OPW: do you watch house?
OPS: no not really
OPW: well he has some sort of leg injury, but he takes that other one, what is it? vicodin
OPS: uh huh
OPW: and they sent him to rehab, and he just had to find something to occupy his mind so he wouldn’t think about it
OPS: yeah they get addicted so easy
OPW: and now they put him on regular pain killers and he’s doing just fine
OPS: yeah a lot of the time tylenol or advil works just as well, people just want the high
OPW: exactly, and their doctors prescribe it to them and they hand it out to family members…

And the conversation went on like this for a couple minutes, with the two of them walking back and forth fetching printed documents, attending to the scanning etc.

I just… I’m not terribly private about my condition. I don’t bring it up, but if it’s relevant I talk about it. I do try to avoid telling my coworkers that I take narcotic medications (as opposed to just “medications”) but I have gone over it specifically with HR as it can be a security issue in some agencies.

I was sitting right there. OPW sits on the other side of me, and had to walk around me to get to where OPS was at the scanner. I was sitting right there.

They were talking about me.

They weren’t thinking of me, of course. They’d never make that connection. I’m young and thin and pretty enough. They know I work hard. Most of my office loves the hell out of me.

But if I had spoken up — rather than sitting there holding my breath trying not to cry — how would that opinion change? Would they start seeing me as lazy, as slacking off? Would they whisper about me every time I went to the water fountain for a drink? What was I taking? What was I doing with it? Would they start taking certain behaviors as symptomatic of addiction? If I passed too well one day, appearing to be just fine (to them; I am good at covering up my pain) — would they take that as evidence that I couldn’t actually be in pain and couldn’t really need that medication? And if I didn’t pass well one day — especially these days, when I’ve been stopped more than one time as someone remarks on how deathly pale I am and asks if I’m OK and tells me to take a break — would they see that resulting, not from my pain, but from the supposed addiction?

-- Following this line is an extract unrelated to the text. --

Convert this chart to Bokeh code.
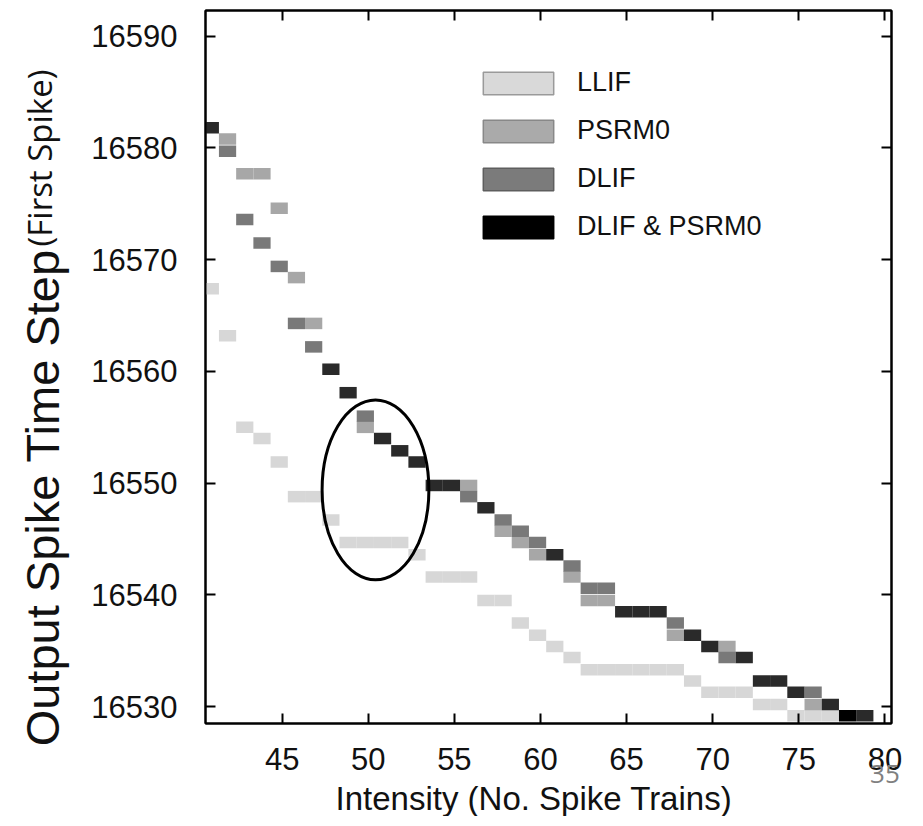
import math
from bokeh.plotting import figure
from bokeh.models import (ColumnDataSource, Range1d, LinearAxis, FixedTicker,
                          Legend, LegendItem, Title, CustomJSTickFormatter)
from bokeh.transform import dodge
from bokeh.embed import file_html
from bokeh.resources import INLINE

# ---- data: intensity (no. spike trains) vs first output spike time step ----
llif_x = [41, 42, 43, 44, 45, 46, 47, 48, 49, 50, 51, 52, 53, 54, 55, 56, 57, 58,
          59, 60, 61, 62, 63, 64, 65, 66, 67, 68, 69, 70, 71, 72, 73, 74, 75, 76, 77]
llif_y = [16567.4, 16563.2, 16555.0, 16554.0, 16551.9, 16548.8, 16548.8, 16546.7,
          16544.7, 16544.7, 16544.7, 16544.7, 16543.6, 16541.6, 16541.6, 16541.6,
          16539.5, 16539.5, 16537.5, 16536.4, 16535.4, 16534.4, 16533.3, 16533.3,
          16533.3, 16533.3, 16533.3, 16533.3, 16532.3, 16531.3, 16531.3, 16531.3,
          16530.2, 16530.2, 16529.2, 16529.2, 16529.2]

psrm0_x = [42, 43, 44, 45, 46, 47, 50, 56, 58, 59, 60, 62, 63, 64, 68, 71, 76]
psrm0_y = [16580.8, 16577.7, 16577.7, 16574.6, 16568.4, 16564.3, 16555.0, 16549.8,
           16545.7, 16544.7, 16543.6, 16541.6, 16539.5, 16539.5, 16536.4, 16535.4,
           16530.2]

dlif_x = [42, 43, 44, 45, 46, 47, 50, 56, 58, 59, 60, 62, 63, 64, 68, 71, 76]
dlif_y = [16579.7, 16573.6, 16571.5, 16569.4, 16564.3, 16562.2, 16556.0, 16548.8,
          16546.7, 16545.7, 16544.7, 16542.6, 16540.6, 16540.6, 16537.5, 16534.4,
          16531.3]

both_x = [41, 48, 49, 51, 52, 53, 54, 55, 57, 61, 65, 66, 67, 69, 70, 72, 73, 74,
          75, 77, 79]
both_y = [16581.8, 16560.2, 16558.1, 16554.0, 16552.9, 16551.9, 16549.8, 16549.8,
          16547.8, 16543.6, 16538.5, 16538.5, 16538.5, 16536.4, 16535.4, 16534.4,
          16532.3, 16532.3, 16531.3, 16530.2, 16529.2]

all_x = [78]
all_y = [16529.2]

x_ticks = [45, 50, 55, 60, 65, 70, 75, 80]
y_ticks = [16530, 16540, 16550, 16560, 16570, 16580, 16590]

# highlighted region (ellipse): centre x, centre y, width, height
highlight = [50.42, 16549.4, 6.2, 16.1]

# text anchors along the axes (data units)
y_title_at = 16548.7
y_subtitle_at = 16579.1
page_number_at = 80

# ---- styles ----
C_LLIF, C_PSRM0, C_DLIF, C_BOTH, C_ALL = "#d7d7d7", "#a7a7a7", "#797979", "#2a2a2a", "#000000"
FONT = "Liberation Sans"
NAN = float("nan")

p = figure(width=913, height=816, output_backend="svg", toolbar_location=None,
           x_range=Range1d(40.55, 80.38), y_range=Range1d(16528.5, 16592.3),
           min_border_left=205, min_border_right=22, min_border_top=10,
           min_border_bottom=93, background_fill_color="white",
           border_fill_color="white")
p.xgrid.visible = False
p.ygrid.visible = False
p.outline_line_color = "black"
p.outline_line_width = 2

CELL_H = 1.03
def cells(xs, ys, color):
    src = ColumnDataSource(data=dict(x=xs, y=ys))
    return p.rect(x=dodge("x", -0.17, range=p.x_range), y="y", width=1, height=CELL_H,
                  source=src, fill_color=color, line_color=None)

cells(llif_x, llif_y, C_LLIF)
cells(psrm0_x, psrm0_y, C_PSRM0)
cells(dlif_x, dlif_y, C_DLIF)
cells(both_x, both_y, C_BOTH)
cells(all_x, all_y, C_ALL)

p.ellipse(x=[highlight[0]], y=[highlight[1]], width=highlight[2], height=highlight[3],
          fill_color=None, line_color="black", line_width=3)

# ---- axes ----
def style_axis(ax, ticks):
    ax.ticker = FixedTicker(ticks=ticks)
    ax.axis_line_color = "black"
    ax.axis_line_width = 2
    ax.major_tick_line_color = "black"
    ax.major_tick_line_width = 2
    ax.major_tick_in = 10
    ax.major_tick_out = 0
    ax.minor_tick_line_color = None
    ax.axis_label = None
    ax.major_label_text_font = FONT
    ax.major_label_text_font_size = "31px"
    ax.major_label_text_color = "#111111"

style_axis(p.xaxis[0], x_ticks)
p.xaxis[0].major_label_standoff = 24
style_axis(p.yaxis[0], y_ticks)
p.yaxis[0].major_label_standoff = 28

blank = CustomJSTickFormatter(code="return ''")
for place, ticks in (("above", x_ticks), ("right", y_ticks)):
    ax = LinearAxis()
    style_axis(ax, ticks)
    ax.formatter = blank
    ax.major_label_text_font_size = "1px"
    ax.major_label_standoff = 0
    p.add_layout(ax, place)

def text_axis(ticks, label, font, size, color, standoff, vertical):
    ax = LinearAxis(ticker=FixedTicker(ticks=[ticks]),
                    major_label_overrides={ticks: label})
    ax.axis_line_color = None
    ax.major_tick_line_color = None
    ax.minor_tick_line_color = None
    ax.major_tick_in = 0
    ax.major_tick_out = 0
    ax.major_label_text_font = font
    ax.major_label_text_font_size = size
    ax.major_label_text_color = color
    ax.major_label_standoff = standoff
    if vertical:
        ax.major_label_orientation = "vertical"
    return ax

# y-axis title in two parts
p.add_layout(text_axis(y_title_at, "Output Spike Time Step", FONT, "47px",
                       "#111111", 19, True), "left")
p.add_layout(text_axis(y_subtitle_at, "(First Spike)", "Open Sans", "33px",
                       "#111111", -49, True), "left")

# slide page number
p.add_layout(text_axis(page_number_at, "35", "Open Sans", "26px", "#808080",
                       -8, False), "below")

# x-axis title
p.add_layout(Title(text="Intensity (No. Spike Trains)", align="left", offset=130,
                   standoff=-15, text_font=FONT, text_font_size="33px",
                   text_font_style="normal", text_color="#111111"), "below")

# ---- legend ----
def swatch(fill, line):
    src = ColumnDataSource(data=dict(x=[NAN], y=[NAN]))
    return p.rect(x="x", y="y", width=1, height=1, source=src,
                  fill_color=fill, line_color=line, line_width=1.5)

items = [
    LegendItem(label="LLIF", renderers=[swatch("#d9d9d9", "#9a9a9a")]),
    LegendItem(label="PSRM0", renderers=[swatch("#aaaaaa", "#888888")]),
    LegendItem(label="DLIF", renderers=[swatch("#7b7b7b", "#5e5e5e")]),
    LegendItem(label="DLIF & PSRM0", renderers=[swatch("#000000", "#000000")]),
]
legend = Legend(items=items, location=(269, 481), padding=0, margin=0, spacing=17,
                glyph_width=88, glyph_height=28, label_height=28, label_standoff=15,
                label_text_font=FONT, label_text_font_size="27px",
                label_text_color="#111111",
                border_line_alpha=0, background_fill_alpha=0)
p.add_layout(legend)

open("out.html", "w").write(file_html(p, INLINE))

They were talking about me. They didn’t even know it. But I am that person on that medication. Pushing through the pain to keep working.

The difference is, Dr. House is a character.

I’m real.

And that woman. These were the attitudes of the people who were helping her resolve an issue. As much as I wish otherwise, workers do have some degree of latitude in deciding how they are going to approach a case, and can apply the law in different ways for different people, even if it appears pretty strict on paper.

I am that woman.

I have been there. I am there. I have to deal with unsympathetic figures in obtaining my treatment. Doctors, nurses, office staff, pharmacists, insurance reps, welfare reps, other reps. I have issues I have to call to have resolved. I have that person on the other line who’s promising me on the one hand to resolve the issue — but on the other hand …? How can I ever know?

I don’t know what was going on in this woman’s life. I don’t know if she’s dependent (there is a difference). I don’t know if she would be better off on another course of therapy. Or whether she’s tried all those other courses and they’ve given her awful side effects or they’re contraindicated given her particular condition or they’re unavailable to her due to income or access. I don’t know.

Maybe she’s abusing. Maybe she’s handing it out on the street corner.

Maybe she’s just like me. Just one person trying to power through this world as best she can. And this is the best way she’s found to do it.